The task: Check each line of the listing for the word "this" and report how many lines contain it, giving nothing but the number.

Material for the task:
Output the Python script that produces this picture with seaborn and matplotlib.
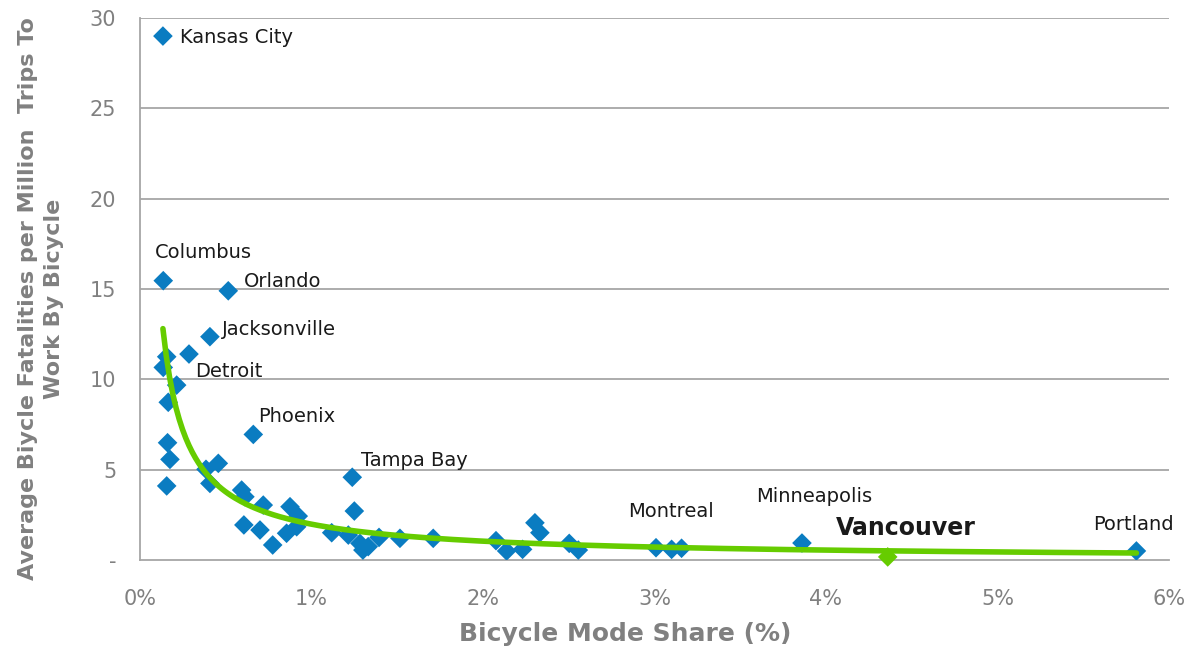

---

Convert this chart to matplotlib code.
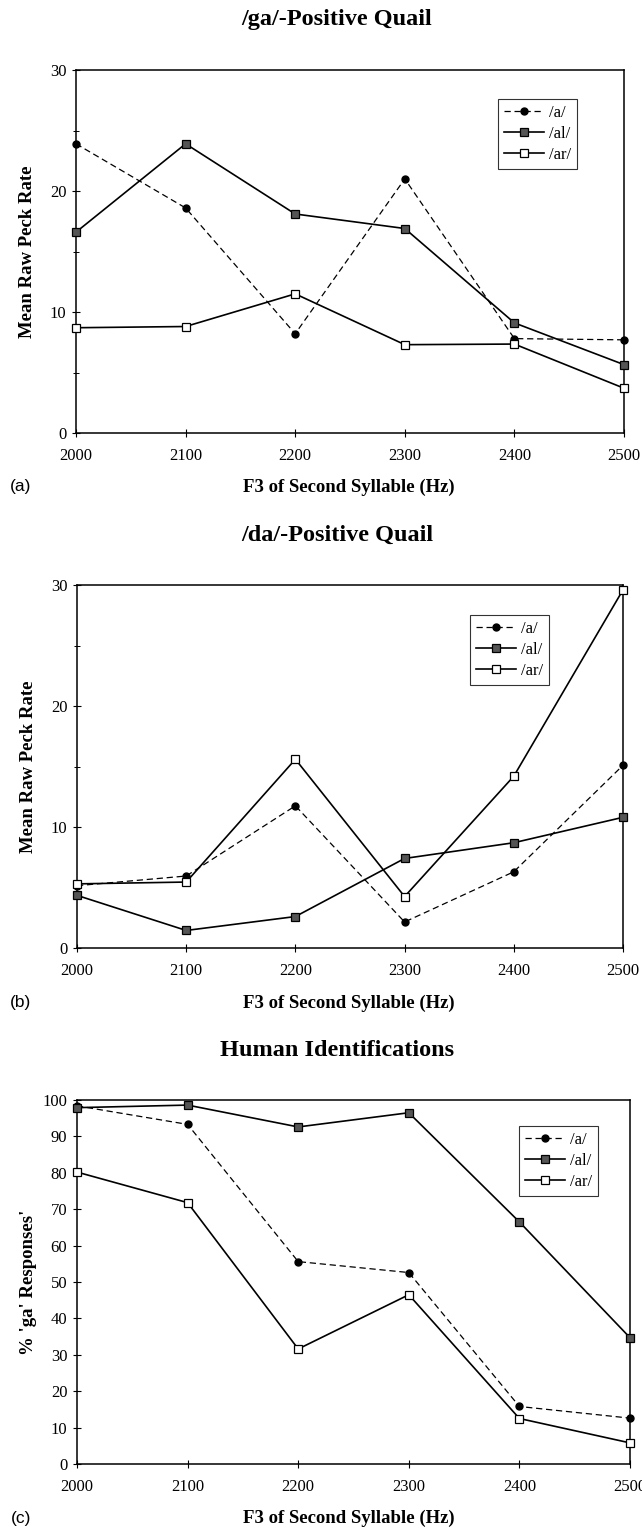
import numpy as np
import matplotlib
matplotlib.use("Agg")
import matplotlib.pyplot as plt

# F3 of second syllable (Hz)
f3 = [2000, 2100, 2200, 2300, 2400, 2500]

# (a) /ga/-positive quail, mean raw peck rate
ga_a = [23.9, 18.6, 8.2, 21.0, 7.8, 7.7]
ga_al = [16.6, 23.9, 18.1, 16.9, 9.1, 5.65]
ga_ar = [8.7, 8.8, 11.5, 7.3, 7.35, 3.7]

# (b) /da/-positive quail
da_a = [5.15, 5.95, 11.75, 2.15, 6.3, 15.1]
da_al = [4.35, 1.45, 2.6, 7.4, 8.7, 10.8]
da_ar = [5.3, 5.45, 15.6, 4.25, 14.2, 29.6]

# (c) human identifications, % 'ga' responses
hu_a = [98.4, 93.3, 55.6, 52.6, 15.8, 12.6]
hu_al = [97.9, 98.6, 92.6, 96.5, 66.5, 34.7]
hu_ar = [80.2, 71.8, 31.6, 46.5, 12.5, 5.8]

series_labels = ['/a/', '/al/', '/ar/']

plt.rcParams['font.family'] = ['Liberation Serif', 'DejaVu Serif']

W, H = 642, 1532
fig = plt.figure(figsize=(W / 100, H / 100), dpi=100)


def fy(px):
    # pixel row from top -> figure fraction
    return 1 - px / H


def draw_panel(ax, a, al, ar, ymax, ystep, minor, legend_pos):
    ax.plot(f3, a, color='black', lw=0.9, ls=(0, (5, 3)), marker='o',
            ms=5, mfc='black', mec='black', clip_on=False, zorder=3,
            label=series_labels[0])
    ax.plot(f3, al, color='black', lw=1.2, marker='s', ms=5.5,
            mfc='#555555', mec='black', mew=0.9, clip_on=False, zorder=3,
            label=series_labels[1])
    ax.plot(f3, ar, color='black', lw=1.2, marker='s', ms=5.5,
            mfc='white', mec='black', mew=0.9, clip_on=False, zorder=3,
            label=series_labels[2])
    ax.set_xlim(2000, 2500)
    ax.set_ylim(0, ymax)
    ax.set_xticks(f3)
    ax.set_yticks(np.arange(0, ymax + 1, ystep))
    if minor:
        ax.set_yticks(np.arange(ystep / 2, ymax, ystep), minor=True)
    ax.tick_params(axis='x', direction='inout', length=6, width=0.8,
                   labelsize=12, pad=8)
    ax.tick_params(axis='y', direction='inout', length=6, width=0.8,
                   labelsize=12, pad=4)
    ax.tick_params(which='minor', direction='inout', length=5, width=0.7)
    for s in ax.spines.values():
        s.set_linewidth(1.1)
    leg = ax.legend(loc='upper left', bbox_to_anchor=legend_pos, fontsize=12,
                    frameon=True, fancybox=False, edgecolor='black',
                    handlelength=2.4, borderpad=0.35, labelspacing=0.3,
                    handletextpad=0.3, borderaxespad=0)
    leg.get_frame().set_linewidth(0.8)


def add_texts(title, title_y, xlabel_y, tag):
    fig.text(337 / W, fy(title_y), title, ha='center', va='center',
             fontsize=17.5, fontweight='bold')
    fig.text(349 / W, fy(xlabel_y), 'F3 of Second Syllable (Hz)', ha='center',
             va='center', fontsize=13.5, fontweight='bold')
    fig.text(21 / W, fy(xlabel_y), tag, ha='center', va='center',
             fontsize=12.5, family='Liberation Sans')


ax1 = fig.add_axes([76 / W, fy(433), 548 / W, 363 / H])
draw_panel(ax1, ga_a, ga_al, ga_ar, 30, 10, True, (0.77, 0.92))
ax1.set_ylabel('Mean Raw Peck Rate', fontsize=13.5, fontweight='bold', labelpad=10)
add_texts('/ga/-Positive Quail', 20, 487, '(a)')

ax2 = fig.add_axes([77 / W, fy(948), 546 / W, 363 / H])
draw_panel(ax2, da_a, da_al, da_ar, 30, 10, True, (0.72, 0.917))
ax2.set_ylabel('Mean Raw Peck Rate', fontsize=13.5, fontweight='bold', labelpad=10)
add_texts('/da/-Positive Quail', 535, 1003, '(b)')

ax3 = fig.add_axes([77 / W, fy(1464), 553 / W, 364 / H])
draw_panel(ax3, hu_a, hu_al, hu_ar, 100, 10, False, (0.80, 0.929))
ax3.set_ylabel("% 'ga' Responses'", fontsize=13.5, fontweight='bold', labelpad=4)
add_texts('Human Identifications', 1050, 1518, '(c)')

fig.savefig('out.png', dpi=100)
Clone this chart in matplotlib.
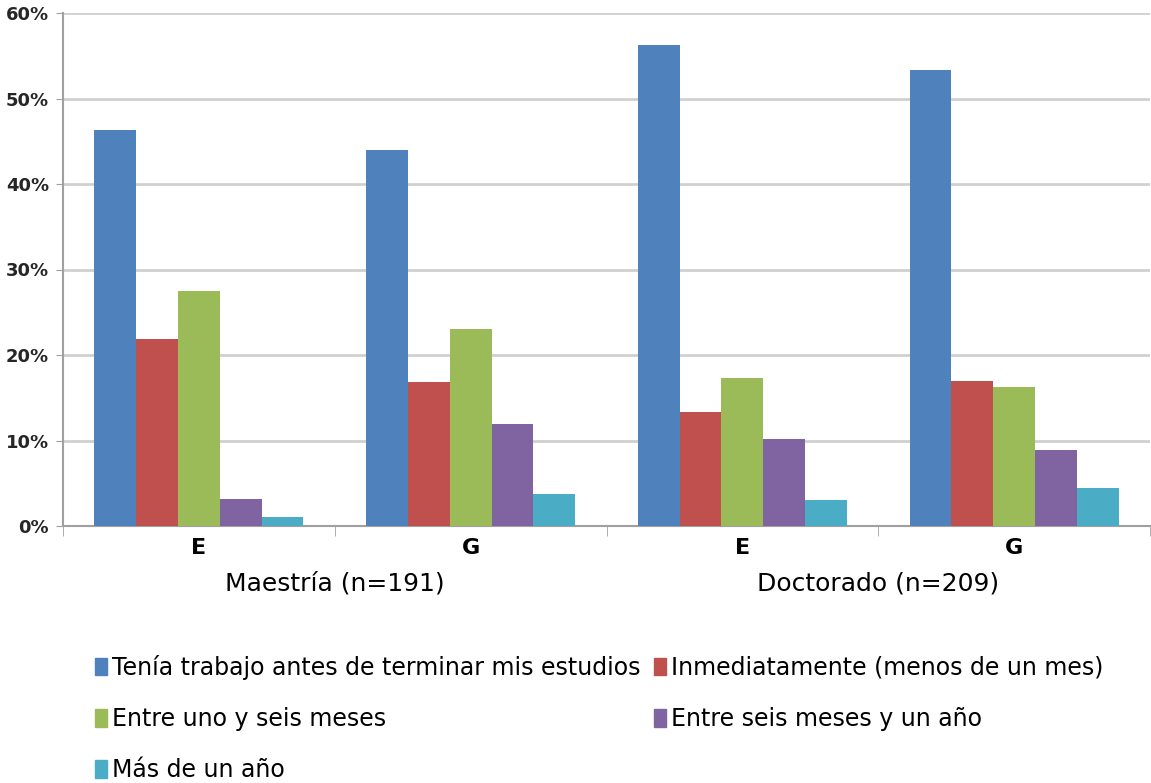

--

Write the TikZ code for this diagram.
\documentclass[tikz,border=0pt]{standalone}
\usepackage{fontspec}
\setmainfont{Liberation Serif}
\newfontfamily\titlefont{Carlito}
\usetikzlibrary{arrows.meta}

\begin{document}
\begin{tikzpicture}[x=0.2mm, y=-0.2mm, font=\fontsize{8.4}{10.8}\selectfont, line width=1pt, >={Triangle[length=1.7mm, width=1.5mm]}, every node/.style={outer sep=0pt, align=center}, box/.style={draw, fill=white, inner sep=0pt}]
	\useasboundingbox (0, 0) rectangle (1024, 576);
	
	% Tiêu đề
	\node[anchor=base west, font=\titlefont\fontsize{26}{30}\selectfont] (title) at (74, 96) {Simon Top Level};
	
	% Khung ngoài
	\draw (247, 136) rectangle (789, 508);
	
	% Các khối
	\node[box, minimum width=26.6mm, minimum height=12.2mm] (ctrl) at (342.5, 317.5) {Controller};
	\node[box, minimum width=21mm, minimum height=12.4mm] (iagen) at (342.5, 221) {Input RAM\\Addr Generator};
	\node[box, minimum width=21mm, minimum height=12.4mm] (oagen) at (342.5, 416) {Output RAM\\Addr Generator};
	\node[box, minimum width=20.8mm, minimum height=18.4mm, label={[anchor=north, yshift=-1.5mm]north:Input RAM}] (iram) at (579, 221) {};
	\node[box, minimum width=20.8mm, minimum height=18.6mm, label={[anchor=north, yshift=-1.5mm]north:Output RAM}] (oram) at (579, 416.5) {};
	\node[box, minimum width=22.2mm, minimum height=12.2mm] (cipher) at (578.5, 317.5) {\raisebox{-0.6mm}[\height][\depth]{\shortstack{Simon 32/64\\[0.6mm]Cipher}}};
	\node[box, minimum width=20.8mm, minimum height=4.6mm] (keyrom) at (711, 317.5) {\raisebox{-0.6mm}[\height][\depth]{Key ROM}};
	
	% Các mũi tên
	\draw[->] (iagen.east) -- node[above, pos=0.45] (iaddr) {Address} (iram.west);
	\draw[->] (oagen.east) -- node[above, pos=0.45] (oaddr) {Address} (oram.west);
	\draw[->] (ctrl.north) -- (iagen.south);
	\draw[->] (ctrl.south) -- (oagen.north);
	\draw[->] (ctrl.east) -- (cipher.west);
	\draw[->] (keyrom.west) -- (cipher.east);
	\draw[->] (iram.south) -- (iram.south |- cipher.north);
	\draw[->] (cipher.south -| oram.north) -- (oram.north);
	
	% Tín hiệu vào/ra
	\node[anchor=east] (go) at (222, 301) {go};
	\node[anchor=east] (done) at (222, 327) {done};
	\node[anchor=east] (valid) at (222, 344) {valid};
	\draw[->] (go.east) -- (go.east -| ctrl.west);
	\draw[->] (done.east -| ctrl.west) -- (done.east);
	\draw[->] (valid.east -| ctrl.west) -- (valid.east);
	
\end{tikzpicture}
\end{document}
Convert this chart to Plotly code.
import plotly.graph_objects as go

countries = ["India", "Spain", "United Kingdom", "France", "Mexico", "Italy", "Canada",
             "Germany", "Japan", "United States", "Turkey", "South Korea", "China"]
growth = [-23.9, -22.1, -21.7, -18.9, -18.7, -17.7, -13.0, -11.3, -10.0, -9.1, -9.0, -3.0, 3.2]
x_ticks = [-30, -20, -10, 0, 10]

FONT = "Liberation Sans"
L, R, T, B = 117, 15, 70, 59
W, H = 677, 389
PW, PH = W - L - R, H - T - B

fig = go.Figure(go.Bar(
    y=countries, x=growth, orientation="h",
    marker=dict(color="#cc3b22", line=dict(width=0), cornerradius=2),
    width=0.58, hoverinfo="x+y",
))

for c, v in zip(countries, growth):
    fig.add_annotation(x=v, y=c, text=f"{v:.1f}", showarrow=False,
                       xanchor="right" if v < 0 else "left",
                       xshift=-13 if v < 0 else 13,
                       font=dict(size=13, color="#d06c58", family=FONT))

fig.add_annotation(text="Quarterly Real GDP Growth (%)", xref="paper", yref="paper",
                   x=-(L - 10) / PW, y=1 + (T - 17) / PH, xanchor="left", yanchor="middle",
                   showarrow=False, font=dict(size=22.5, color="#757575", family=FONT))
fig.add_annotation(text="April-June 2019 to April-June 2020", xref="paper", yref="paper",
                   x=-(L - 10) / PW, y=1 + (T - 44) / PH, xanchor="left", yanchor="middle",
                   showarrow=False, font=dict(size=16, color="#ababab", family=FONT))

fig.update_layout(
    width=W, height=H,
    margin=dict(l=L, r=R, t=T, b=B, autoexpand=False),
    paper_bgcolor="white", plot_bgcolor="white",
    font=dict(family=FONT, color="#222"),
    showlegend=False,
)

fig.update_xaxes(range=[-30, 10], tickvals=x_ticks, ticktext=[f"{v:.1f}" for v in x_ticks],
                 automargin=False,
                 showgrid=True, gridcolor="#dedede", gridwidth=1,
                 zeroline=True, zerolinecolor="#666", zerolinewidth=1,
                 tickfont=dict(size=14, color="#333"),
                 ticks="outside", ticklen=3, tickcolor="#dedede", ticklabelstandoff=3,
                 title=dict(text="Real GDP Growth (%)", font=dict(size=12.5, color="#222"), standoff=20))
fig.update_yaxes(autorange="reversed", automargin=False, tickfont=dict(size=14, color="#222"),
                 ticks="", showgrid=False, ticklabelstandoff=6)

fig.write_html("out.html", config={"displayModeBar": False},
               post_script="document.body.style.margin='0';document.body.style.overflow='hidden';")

Exercise answer: 5